Written exercise:
Print exactly the lines from the first one down to the line that contains "const yTicks = [0, 10, 20, 30, 40, 50, 60, 70];", both included, and skip the pictures.

= = = =

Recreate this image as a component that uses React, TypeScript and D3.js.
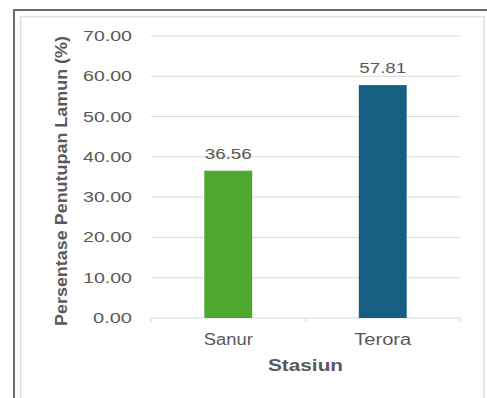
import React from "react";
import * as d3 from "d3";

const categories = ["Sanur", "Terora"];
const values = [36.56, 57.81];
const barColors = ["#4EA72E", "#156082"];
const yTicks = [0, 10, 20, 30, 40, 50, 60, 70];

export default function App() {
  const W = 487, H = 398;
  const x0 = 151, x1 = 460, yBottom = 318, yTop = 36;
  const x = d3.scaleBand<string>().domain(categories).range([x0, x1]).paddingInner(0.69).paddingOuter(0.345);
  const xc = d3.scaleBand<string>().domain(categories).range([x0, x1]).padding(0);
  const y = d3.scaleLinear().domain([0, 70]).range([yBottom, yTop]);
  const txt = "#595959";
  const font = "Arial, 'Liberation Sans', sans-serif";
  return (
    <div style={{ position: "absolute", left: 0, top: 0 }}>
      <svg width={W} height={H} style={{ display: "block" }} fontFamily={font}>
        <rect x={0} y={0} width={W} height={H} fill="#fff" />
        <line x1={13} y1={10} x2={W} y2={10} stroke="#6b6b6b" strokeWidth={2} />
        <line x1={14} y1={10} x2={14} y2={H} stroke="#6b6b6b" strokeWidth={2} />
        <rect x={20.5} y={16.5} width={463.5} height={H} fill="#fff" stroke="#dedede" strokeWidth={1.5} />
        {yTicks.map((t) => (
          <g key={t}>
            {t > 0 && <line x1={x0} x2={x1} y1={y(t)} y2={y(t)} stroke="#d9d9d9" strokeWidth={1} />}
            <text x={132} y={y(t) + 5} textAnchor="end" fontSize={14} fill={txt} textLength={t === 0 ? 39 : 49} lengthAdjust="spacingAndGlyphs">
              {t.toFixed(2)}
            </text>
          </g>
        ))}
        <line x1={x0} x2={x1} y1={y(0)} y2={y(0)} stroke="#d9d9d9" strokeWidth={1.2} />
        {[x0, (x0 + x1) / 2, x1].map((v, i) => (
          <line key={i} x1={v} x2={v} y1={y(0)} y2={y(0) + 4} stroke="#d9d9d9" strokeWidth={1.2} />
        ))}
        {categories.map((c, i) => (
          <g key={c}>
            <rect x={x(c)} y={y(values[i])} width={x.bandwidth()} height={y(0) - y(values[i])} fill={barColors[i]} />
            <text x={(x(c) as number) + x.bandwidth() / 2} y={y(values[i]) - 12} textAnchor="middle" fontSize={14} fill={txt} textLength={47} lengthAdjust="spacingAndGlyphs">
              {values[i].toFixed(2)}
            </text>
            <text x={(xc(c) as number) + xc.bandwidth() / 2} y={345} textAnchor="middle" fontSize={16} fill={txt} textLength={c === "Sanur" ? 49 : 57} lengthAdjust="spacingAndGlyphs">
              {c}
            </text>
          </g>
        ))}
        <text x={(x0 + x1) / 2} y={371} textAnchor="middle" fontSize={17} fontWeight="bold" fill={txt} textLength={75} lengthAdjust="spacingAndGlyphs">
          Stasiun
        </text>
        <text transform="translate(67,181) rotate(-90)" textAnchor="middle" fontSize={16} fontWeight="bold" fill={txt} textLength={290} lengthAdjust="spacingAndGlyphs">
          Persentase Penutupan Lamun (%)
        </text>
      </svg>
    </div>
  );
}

= = = =

Result below:
Recreate this image as a component that uses React, TypeScript and D3.js.
import React from "react";
import * as d3 from "d3";

const categories = ["Sanur", "Terora"];
const values = [36.56, 57.81];
const barColors = ["#4EA72E", "#156082"];
const yTicks = [0, 10, 20, 30, 40, 50, 60, 70];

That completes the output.